Конечно, сегодня мысль о внедрении через глазное отверстие с помощью хирургического молотка острого инструмента, с тем чтобы отсечь префронтальную область коры головного мозга, кажется варварской и безрассудной. Но в то время только в Соединенных Штатах процедуру лоботомии прошло сорок тысяч человек. Хирурги, проводившие такие процедуры, считали, что делают для человечества полезное и важное дело. Один хирург, совершивший вклад в развитие лоботомии, даже получил Нобелевскую премию, хотя в последние годы возникло движение за то, чтобы ее аннулировать, и его сторонники назвали эту инновацию колоссальной ошибкой.
Я пошла на лекцию Дитриха частично из-за своего давнишнего интереса к истории нейробиологии, но еще и потому, что мне бросилось в глаза название книги — «Пациент Г. М.: история памяти, сумасшествия и семейных тайн». Его семейные тайны сильно отличались от моих, но что у нас с ним было общего, так это «длиннофокусный объектив», через который мы были вынуждены видеть контекст времени. В 1940-х годах процедуры лоботомии считались нормальным явлением. Людям — пациентам и их семьям — говорили, что операция поможет. Их даже могли уверять, что это метод лечения. С врачами не спорили — это касалось и вопросов донорского оплодотворения в 1960-х годах. Евгенические преимущества донорского оплодотворения обсуждались с уверенностью и без чувства смущения или неловкости. Считалось, что дети, зачатые таким путем, будут иметь в жизни огромные преимущества: они были генетическими потомками людей науки, людей со славным характером, людей с идеальной семейной историей. Эти дети никогда не узнают правды о своем происхождении, и гражданские папы могли спокойно верить во что хотели.

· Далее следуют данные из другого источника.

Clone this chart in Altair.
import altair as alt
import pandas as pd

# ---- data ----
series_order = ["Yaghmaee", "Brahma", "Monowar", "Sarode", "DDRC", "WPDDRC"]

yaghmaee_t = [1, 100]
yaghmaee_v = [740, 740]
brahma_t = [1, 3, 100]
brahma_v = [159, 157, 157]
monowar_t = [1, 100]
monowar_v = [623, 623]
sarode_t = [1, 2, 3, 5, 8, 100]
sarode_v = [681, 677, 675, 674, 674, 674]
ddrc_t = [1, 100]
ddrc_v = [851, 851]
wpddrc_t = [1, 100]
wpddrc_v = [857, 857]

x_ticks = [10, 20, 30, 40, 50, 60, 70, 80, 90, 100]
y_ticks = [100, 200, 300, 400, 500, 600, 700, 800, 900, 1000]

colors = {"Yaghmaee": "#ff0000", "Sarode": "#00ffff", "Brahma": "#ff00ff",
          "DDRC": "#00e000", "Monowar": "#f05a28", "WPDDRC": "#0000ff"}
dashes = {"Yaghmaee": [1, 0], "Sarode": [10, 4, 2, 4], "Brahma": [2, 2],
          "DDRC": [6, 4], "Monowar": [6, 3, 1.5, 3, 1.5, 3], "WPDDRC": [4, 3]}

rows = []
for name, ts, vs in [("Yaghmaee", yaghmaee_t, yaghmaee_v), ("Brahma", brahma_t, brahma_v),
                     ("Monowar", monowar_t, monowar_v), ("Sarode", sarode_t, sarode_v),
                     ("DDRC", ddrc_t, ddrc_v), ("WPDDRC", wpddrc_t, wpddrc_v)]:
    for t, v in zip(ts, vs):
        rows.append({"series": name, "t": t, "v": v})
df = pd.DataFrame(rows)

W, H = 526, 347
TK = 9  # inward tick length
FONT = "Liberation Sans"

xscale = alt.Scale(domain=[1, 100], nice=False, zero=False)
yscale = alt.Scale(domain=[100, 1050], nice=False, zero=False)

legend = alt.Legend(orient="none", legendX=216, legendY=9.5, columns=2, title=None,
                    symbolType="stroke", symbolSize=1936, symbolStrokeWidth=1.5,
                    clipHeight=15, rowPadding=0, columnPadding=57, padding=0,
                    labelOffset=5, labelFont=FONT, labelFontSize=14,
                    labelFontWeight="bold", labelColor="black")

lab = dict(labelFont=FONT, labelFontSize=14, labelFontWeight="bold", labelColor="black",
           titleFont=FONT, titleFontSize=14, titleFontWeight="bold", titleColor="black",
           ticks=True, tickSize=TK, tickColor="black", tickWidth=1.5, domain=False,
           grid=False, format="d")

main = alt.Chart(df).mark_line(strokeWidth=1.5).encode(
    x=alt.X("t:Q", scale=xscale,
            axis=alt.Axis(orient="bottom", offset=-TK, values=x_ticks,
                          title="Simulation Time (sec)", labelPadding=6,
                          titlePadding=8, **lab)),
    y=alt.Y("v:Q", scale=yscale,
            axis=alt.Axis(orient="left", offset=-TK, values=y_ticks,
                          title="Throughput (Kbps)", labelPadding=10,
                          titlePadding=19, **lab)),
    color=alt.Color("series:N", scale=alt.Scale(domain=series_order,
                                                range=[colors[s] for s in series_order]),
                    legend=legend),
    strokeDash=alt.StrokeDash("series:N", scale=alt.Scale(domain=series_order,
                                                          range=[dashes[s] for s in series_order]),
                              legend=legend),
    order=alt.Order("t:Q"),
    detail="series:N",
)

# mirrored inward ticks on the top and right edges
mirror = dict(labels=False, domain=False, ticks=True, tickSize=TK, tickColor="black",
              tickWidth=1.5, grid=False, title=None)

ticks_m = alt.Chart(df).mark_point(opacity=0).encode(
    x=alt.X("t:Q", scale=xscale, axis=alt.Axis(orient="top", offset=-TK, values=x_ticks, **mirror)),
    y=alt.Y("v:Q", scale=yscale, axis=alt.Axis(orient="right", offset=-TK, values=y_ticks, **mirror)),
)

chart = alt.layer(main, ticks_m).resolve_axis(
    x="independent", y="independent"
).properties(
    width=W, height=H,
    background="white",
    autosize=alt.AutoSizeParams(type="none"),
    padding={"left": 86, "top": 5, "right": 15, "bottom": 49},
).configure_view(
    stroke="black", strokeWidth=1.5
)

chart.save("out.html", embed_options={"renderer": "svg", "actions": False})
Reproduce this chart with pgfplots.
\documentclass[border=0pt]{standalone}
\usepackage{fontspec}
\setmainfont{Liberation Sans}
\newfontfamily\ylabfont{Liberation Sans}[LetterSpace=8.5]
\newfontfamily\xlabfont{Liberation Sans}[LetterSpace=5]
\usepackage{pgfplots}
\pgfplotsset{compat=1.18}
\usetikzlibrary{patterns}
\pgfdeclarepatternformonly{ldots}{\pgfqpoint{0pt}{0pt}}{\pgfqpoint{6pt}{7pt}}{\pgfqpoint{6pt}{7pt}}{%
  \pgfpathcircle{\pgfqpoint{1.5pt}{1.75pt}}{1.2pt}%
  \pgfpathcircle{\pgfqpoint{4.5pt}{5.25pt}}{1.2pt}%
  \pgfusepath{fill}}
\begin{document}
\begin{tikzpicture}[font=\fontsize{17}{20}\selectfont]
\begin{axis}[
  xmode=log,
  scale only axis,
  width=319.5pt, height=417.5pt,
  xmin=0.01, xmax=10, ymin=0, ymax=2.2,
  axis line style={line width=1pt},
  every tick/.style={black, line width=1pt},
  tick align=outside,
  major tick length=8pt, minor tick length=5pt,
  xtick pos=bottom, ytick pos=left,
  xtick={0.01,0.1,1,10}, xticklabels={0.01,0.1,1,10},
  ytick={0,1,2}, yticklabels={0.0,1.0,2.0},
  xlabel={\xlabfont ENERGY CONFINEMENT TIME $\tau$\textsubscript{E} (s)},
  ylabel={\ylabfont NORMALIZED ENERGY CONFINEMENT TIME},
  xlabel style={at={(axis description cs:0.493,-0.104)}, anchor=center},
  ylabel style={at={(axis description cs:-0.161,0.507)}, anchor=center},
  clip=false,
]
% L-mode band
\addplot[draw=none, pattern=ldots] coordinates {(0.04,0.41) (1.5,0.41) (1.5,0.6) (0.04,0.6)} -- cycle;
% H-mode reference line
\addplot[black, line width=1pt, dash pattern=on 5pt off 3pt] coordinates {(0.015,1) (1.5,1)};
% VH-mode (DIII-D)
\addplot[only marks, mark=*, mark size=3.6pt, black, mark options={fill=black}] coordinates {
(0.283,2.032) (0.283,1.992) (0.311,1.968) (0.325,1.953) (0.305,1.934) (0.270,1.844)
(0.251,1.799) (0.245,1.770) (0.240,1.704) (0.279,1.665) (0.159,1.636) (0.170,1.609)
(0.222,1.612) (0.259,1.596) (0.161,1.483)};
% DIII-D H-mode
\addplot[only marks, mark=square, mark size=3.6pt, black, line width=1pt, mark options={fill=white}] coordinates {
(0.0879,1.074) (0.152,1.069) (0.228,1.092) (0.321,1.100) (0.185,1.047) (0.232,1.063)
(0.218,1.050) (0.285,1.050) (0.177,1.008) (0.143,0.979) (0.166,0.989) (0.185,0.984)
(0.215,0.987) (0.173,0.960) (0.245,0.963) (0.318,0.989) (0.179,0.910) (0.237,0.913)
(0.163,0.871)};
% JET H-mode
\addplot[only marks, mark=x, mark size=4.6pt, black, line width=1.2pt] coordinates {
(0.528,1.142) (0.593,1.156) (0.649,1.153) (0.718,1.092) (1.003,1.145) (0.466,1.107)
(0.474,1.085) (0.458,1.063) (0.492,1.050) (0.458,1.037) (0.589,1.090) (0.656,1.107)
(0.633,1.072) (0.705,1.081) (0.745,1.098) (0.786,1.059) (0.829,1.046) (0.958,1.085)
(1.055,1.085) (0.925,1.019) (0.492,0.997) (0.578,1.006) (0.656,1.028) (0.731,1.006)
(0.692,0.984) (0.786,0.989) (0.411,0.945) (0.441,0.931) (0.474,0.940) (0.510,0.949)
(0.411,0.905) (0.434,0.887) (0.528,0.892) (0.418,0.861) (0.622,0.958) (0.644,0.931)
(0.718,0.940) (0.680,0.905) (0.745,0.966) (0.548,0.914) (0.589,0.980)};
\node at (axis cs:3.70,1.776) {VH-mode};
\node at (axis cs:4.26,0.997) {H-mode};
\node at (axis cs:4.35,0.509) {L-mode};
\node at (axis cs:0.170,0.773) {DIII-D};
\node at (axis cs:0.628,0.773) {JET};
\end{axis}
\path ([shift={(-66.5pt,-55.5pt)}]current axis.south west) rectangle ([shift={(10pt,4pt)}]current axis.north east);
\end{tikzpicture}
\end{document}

Однако по факту ситуация была мрачнее и сложнее. Врачи оплодотворяли пациенток своей собственной спермой или спермой того, кто был под рукой. Редкие клиники и больницы контролировали, сколько раз мужчина мог сдавать сперму, отчего в небольших с географической точки зрения регионах рождались десятки сводных братьев и сестер. Недавно я услышала от своего друга-писателя историю: пару десятилетий назад он был донором спермы — был он тогда бездомным, жил в машине, употреблял наркотики и находился под опекой государства. «Всю свою биографическую справку я выдумал, — рассказал он мне. — Гарвардское образование, член студенческой спортивной команды по теннису. Я пользовался спросом».
«Современного принципа информированного согласия не существовало», — говорил Дитрих со сцены аудитории.
Какие документы подписали мои родители? Хранили ли тогда записи или немедленно уничтожали? Я неоднократно пыталась выйти на связь с тремя детьми Эдмонда и Огасты Фаррис, которым было уже по семьдесят с лишним лет, но они на мои просьбы не ответили. Их сын, которого тоже звали Эдмонд, был певцом на Carnival Cruise Lines. Я знала, что мое письмо он получил, так как он по ошибке перенаправил ответ мне же, сопроводив коротким комментарием, адресованным своей сестре: «Сю, что думаешь?»
Позор, позор и еще раз позор, настоящее затмило прошлое, окутывая его пеленой злобы и оценочных суждений. Как не задаться вопросом, почему методы того времени считались правильными, безопасными? Мне было интересно, как отпрыски Фарриса оценивали деятельность своих родителей, которые вдвоем занимались медициной без лицензии и вне закона. Что они знали? Испытывали ли дети гордость за родителей? Переживали ли? Восприняли ли как катастрофу то, что об их отце забыли? Или, возможно, им были известны истории, подобные моей, но не имевшие счастливого финала?
«Не хочу прослыть презентистом», — говорил Дитрих. Презентизм — анахронистическое видение идей и точек зрения настоящего времени в интерпретации событий прошлого. Мыслить подобным образом достаточно просто. Я так и делала с того самого момента, как узнала правду о своем происхождении. Те первые месяцы были заполнены сначала неверием в то, что мои родителя вообще могли сознательно участвовать в таком обмане, а позднее злостью и сожалением, что они приняли те решения, которые приняли, хотя эти решения привели к моему появлению. Довольно долгое время я представляла себя на их месте как продукт конца двадцатого — начала двадцать первого века, со всеми биологическими, генетическими, историческими и психологическими инструментами, какие были мне доступны.
Но теперь я осознала, что у моих молодых будущих родителей ни одного из этих инструментов не было. В их распоряжении были лишь собственный страх, стыд, отчаяние и желание завести ребенка любой ценой. Взявшись за руки, они уходили во все более глубокие дебри. Обратного пути не было.